Supplied material >>
+++
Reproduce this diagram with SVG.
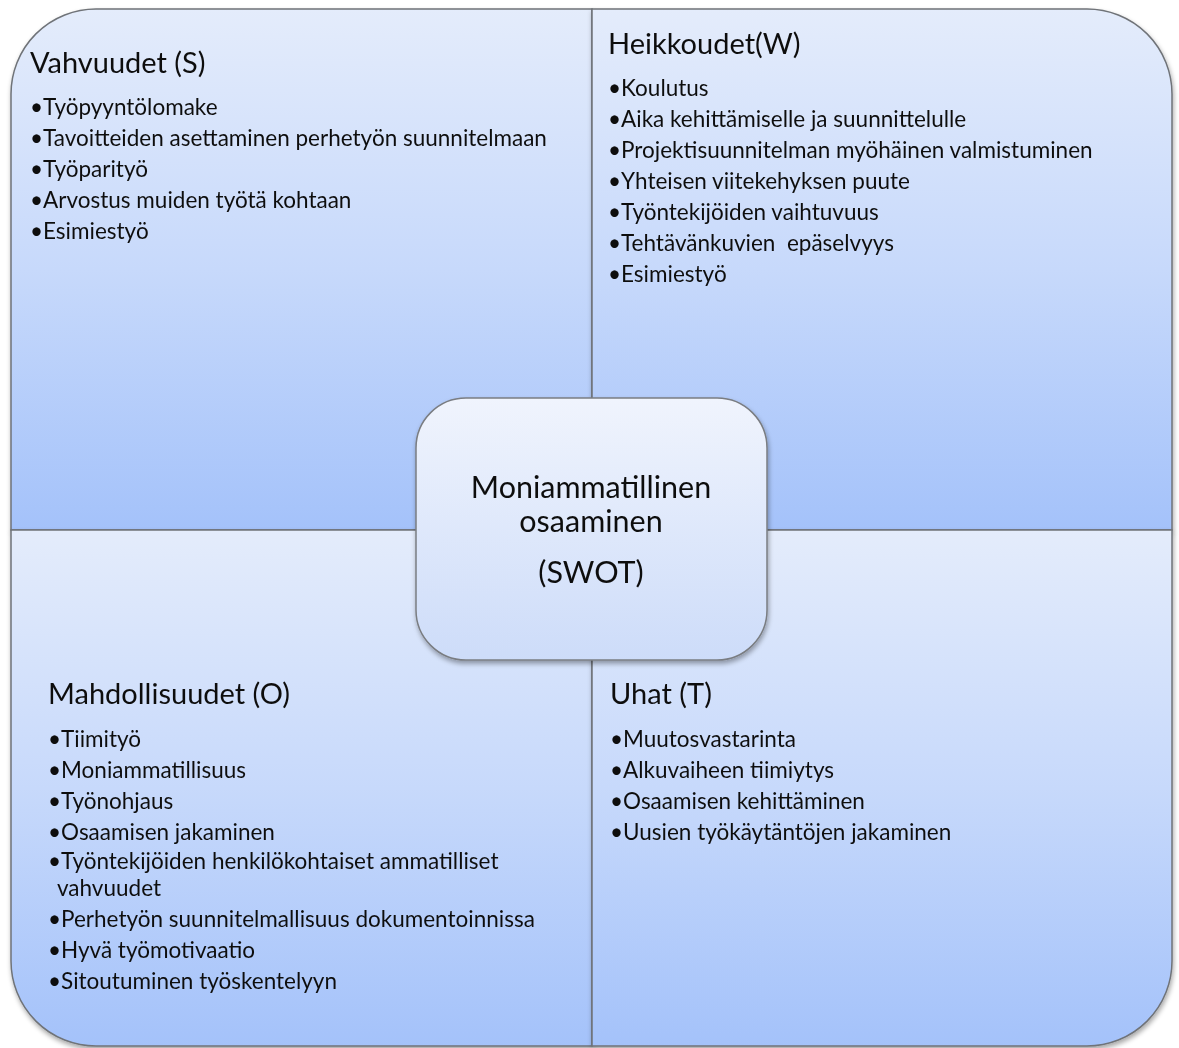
<svg xmlns="http://www.w3.org/2000/svg" width="1179" height="1048" viewBox="0 0 1179 1048">
<defs>
<linearGradient id="qg" x1="0" y1="0" x2="0" y2="1">
<stop offset="0" stop-color="#e4ecfb"/>
<stop offset="0.5" stop-color="#c7d9fb"/>
<stop offset="1" stop-color="#a4c2fa"/>
</linearGradient>
<linearGradient id="cg" x1="0" y1="0" x2="0" y2="1">
<stop offset="0" stop-color="#f0f4fd"/>
<stop offset="1" stop-color="#cddcf9"/>
</linearGradient>
<filter id="sh" x="-5%" y="-5%" width="110%" height="112%">
<feGaussianBlur in="SourceAlpha" stdDeviation="2.5"/>
<feOffset dx="1" dy="3"/>
<feComponentTransfer><feFuncA type="linear" slope="0.35"/></feComponentTransfer>
<feMerge><feMergeNode/><feMergeNode in="SourceGraphic"/></feMerge>
</filter>
</defs>
<style>
.q{fill:url(#qg);stroke:#6f7378;stroke-width:1.5}
.c{fill:url(#cg);stroke:#7a7d82;stroke-width:1.5}
.h{font-family:Lato,"Open Sans","Liberation Sans",sans-serif;font-size:29px;fill:#111}
.t{font-family:Lato,"Open Sans","Liberation Sans",sans-serif;font-size:22.5px;fill:#111}
.m{font-family:Lato,"Open Sans","Liberation Sans",sans-serif;font-size:30.5px;fill:#111;text-anchor:middle}
</style>
<g id="strengths" filter="url(#sh)">
<path class="q" d="M11,530 V94 A85,85 0 0 1 96,9 H592 V530 Z"/>
<text class="h" x="30" y="73">Vahvuudet (S)</text>
<text class="t" x="30" y="115">•Työpyyntölomake</text>
<text class="t" x="30" y="146">•Tavoitteiden asettaminen perhetyön suunnitelmaan</text>
<text class="t" x="30" y="177">•Työparityö</text>
<text class="t" x="30" y="208">•Arvostus muiden työtä kohtaan</text>
<text class="t" x="30" y="239">•Esimiestyö</text>
</g>
<g id="weaknesses" filter="url(#sh)">
<path class="q" d="M592,9 H1087 A85,85 0 0 1 1172,94 V530 H592 Z"/>
<text class="h" x="608" y="54">Heikkoudet(W)</text>
<text class="t" x="608" y="96">•Koulutus</text>
<text class="t" x="608" y="127">•Aika kehittämiselle ja suunnittelulle</text>
<text class="t" x="608" y="158">•Projektisuunnitelman myöhäinen valmistuminen</text>
<text class="t" x="608" y="189">•Yhteisen viitekehyksen puute</text>
<text class="t" x="608" y="220">•Työntekijöiden vaihtuvuus</text>
<text class="t" x="608" y="251" xml:space="preserve">•Tehtävänkuvien  epäselvyys</text>
<text class="t" x="608" y="282">•Esimiestyö</text>
</g>
<g id="opportunities" filter="url(#sh)">
<path class="q" d="M11,530 H592 V1046 H96 A85,85 0 0 1 11,961 Z"/>
<text class="h" x="48" y="704">Mahdollisuudet (O)</text>
<text class="t" x="48" y="747">•Tiimityö</text>
<text class="t" x="48" y="778">•Moniammatillisuus</text>
<text class="t" x="48" y="809">•Työnohjaus</text>
<text class="t" x="48" y="840">•Osaamisen jakaminen</text>
<text class="t" x="48" y="869">•Työntekijöiden henkilökohtaiset ammatilliset</text>
<text class="t" x="57" y="896">vahvuudet</text>
<text class="t" x="48" y="927">•Perhetyön suunnitelmallisuus dokumentoinnissa</text>
<text class="t" x="48" y="958">•Hyvä työmotivaatio</text>
<text class="t" x="48" y="989">•Sitoutuminen työskentelyyn</text>
</g>
<g id="threats" filter="url(#sh)">
<path class="q" d="M592,530 H1172 V961 A85,85 0 0 1 1087,1046 H592 Z"/>
<text class="h" x="610" y="704">Uhat (T)</text>
<text class="t" x="610" y="747">•Muutosvastarinta</text>
<text class="t" x="610" y="778">•Alkuvaiheen tiimiytys</text>
<text class="t" x="610" y="809">•Osaamisen kehittäminen</text>
<text class="t" x="610" y="840">•Uusien työkäytäntöjen jakaminen</text>
</g>
<g id="connectors"></g>
<g id="center" filter="url(#sh)">
<rect class="c" x="416" y="398" width="351" height="262" rx="50" ry="50"/>
<text class="m" x="591" y="498">Moniammatillinen</text>
<text class="m" x="591" y="532">osaaminen</text>
<text class="m" x="591" y="583">(SWOT)</text>
</g>
</svg>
+++
Written task >> Omit every picture, then reproduce the rest of the listing exactly.

Final result >>
Reproduce this diagram with SVG.
<svg xmlns="http://www.w3.org/2000/svg" width="1179" height="1048" viewBox="0 0 1179 1048">
<defs>
<linearGradient id="qg" x1="0" y1="0" x2="0" y2="1">
<stop offset="0" stop-color="#e4ecfb"/>
<stop offset="0.5" stop-color="#c7d9fb"/>
<stop offset="1" stop-color="#a4c2fa"/>
</linearGradient>
<linearGradient id="cg" x1="0" y1="0" x2="0" y2="1">
<stop offset="0" stop-color="#f0f4fd"/>
<stop offset="1" stop-color="#cddcf9"/>
</linearGradient>
<filter id="sh" x="-5%" y="-5%" width="110%" height="112%">
<feGaussianBlur in="SourceAlpha" stdDeviation="2.5"/>
<feOffset dx="1" dy="3"/>
<feComponentTransfer><feFuncA type="linear" slope="0.35"/></feComponentTransfer>
<feMerge><feMergeNode/><feMergeNode in="SourceGraphic"/></feMerge>
</filter>
</defs>
<style>
.q{fill:url(#qg);stroke:#6f7378;stroke-width:1.5}
.c{fill:url(#cg);stroke:#7a7d82;stroke-width:1.5}
.h{font-family:Lato,"Open Sans","Liberation Sans",sans-serif;font-size:29px;fill:#111}
.t{font-family:Lato,"Open Sans","Liberation Sans",sans-serif;font-size:22.5px;fill:#111}
.m{font-family:Lato,"Open Sans","Liberation Sans",sans-serif;font-size:30.5px;fill:#111;text-anchor:middle}
</style>
<g id="strengths" filter="url(#sh)">
<path class="q" d="M11,530 V94 A85,85 0 0 1 96,9 H592 V530 Z"/>
<text class="h" x="30" y="73">Vahvuudet (S)</text>
<text class="t" x="30" y="115">•Työpyyntölomake</text>
<text class="t" x="30" y="146">•Tavoitteiden asettaminen perhetyön suunnitelmaan</text>
<text class="t" x="30" y="177">•Työparityö</text>
<text class="t" x="30" y="208">•Arvostus muiden työtä kohtaan</text>
<text class="t" x="30" y="239">•Esimiestyö</text>
</g>
<g id="weaknesses" filter="url(#sh)">
<path class="q" d="M592,9 H1087 A85,85 0 0 1 1172,94 V530 H592 Z"/>
<text class="h" x="608" y="54">Heikkoudet(W)</text>
<text class="t" x="608" y="96">•Koulutus</text>
<text class="t" x="608" y="127">•Aika kehittämiselle ja suunnittelulle</text>
<text class="t" x="608" y="158">•Projektisuunnitelman myöhäinen valmistuminen</text>
<text class="t" x="608" y="189">•Yhteisen viitekehyksen puute</text>
<text class="t" x="608" y="220">•Työntekijöiden vaihtuvuus</text>
<text class="t" x="608" y="251" xml:space="preserve">•Tehtävänkuvien  epäselvyys</text>
<text class="t" x="608" y="282">•Esimiestyö</text>
</g>
<g id="opportunities" filter="url(#sh)">
<path class="q" d="M11,530 H592 V1046 H96 A85,85 0 0 1 11,961 Z"/>
<text class="h" x="48" y="704">Mahdollisuudet (O)</text>
<text class="t" x="48" y="747">•Tiimityö</text>
<text class="t" x="48" y="778">•Moniammatillisuus</text>
<text class="t" x="48" y="809">•Työnohjaus</text>
<text class="t" x="48" y="840">•Osaamisen jakaminen</text>
<text class="t" x="48" y="869">•Työntekijöiden henkilökohtaiset ammatilliset</text>
<text class="t" x="57" y="896">vahvuudet</text>
<text class="t" x="48" y="927">•Perhetyön suunnitelmallisuus dokumentoinnissa</text>
<text class="t" x="48" y="958">•Hyvä työmotivaatio</text>
<text class="t" x="48" y="989">•Sitoutuminen työskentelyyn</text>
</g>
<g id="threats" filter="url(#sh)">
<path class="q" d="M592,530 H1172 V961 A85,85 0 0 1 1087,1046 H592 Z"/>
<text class="h" x="610" y="704">Uhat (T)</text>
<text class="t" x="610" y="747">•Muutosvastarinta</text>
<text class="t" x="610" y="778">•Alkuvaiheen tiimiytys</text>
<text class="t" x="610" y="809">•Osaamisen kehittäminen</text>
<text class="t" x="610" y="840">•Uusien työkäytäntöjen jakaminen</text>
</g>
<g id="connectors"></g>
<g id="center" filter="url(#sh)">
<rect class="c" x="416" y="398" width="351" height="262" rx="50" ry="50"/>
<text class="m" x="591" y="498">Moniammatillinen</text>
<text class="m" x="591" y="532">osaaminen</text>
<text class="m" x="591" y="583">(SWOT)</text>
</g>
</svg>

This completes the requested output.